[DO THIS] Give the number of lines in this listing that contain the word "matplotlib", and nothing else.
* START *
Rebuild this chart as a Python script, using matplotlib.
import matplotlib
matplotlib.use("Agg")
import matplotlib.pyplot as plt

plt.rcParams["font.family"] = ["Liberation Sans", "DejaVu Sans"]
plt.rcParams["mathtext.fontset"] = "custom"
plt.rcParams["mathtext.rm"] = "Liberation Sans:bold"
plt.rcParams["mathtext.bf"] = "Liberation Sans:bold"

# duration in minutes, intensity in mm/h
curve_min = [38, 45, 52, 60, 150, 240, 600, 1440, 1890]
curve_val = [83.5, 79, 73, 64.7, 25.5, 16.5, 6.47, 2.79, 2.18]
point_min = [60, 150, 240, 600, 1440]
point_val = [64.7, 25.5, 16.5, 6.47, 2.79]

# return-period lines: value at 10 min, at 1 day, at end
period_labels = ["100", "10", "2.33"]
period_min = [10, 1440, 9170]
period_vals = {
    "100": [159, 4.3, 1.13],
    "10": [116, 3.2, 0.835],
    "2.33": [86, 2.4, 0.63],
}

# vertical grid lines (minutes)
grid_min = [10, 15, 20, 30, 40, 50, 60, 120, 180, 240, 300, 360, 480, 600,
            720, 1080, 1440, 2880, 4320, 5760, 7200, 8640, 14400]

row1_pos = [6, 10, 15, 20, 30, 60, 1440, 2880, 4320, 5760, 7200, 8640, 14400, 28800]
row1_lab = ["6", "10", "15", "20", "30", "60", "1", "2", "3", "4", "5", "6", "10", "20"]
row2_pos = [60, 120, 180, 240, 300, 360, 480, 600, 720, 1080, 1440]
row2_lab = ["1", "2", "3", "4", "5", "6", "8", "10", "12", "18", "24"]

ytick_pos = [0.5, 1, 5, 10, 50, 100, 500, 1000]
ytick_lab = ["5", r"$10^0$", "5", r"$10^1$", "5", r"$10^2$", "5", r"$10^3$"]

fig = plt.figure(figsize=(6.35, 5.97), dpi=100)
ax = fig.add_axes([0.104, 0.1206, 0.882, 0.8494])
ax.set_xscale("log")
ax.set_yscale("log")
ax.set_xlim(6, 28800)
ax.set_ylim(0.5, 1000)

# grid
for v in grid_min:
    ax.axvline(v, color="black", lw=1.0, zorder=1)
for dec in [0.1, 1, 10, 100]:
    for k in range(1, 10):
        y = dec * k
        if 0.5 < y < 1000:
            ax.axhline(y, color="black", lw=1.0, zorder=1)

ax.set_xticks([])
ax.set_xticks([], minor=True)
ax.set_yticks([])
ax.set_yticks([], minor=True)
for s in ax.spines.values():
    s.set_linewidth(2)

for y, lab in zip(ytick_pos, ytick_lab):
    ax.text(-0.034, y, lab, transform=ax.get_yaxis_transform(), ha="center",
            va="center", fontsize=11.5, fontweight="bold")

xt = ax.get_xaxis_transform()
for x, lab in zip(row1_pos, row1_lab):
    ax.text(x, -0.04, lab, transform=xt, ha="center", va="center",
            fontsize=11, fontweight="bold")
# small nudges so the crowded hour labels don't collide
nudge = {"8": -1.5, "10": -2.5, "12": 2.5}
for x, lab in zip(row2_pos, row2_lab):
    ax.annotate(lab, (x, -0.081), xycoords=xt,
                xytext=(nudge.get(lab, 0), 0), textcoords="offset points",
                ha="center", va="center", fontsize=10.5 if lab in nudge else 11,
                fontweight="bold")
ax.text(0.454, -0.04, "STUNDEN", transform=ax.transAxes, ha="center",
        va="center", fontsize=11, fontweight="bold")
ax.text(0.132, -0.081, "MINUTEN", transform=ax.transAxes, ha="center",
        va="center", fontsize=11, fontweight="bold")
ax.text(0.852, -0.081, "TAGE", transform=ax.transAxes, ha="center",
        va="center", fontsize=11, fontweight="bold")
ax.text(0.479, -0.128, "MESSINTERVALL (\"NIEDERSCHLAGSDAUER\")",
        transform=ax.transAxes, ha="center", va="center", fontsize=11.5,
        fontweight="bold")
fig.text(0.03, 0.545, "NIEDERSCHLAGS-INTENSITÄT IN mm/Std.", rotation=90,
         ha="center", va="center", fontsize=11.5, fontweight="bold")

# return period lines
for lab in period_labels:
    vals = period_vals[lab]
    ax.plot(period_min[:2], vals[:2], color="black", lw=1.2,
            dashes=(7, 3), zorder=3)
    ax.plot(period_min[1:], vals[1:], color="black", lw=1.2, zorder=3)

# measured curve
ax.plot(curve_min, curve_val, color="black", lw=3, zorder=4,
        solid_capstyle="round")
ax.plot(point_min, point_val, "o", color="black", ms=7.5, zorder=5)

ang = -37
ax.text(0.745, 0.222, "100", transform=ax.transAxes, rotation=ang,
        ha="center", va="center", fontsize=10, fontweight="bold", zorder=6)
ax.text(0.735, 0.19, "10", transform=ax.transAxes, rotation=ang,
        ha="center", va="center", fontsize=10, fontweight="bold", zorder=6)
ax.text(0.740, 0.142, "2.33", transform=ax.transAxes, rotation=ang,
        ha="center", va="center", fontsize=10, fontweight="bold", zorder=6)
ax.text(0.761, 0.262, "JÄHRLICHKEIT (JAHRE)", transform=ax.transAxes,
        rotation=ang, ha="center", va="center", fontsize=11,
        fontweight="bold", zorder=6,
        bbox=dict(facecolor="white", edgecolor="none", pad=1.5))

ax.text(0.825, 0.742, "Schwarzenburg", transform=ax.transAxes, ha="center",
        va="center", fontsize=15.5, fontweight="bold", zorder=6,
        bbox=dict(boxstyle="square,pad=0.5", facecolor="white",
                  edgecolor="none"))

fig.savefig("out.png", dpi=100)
* END *
[SOLUTION] 4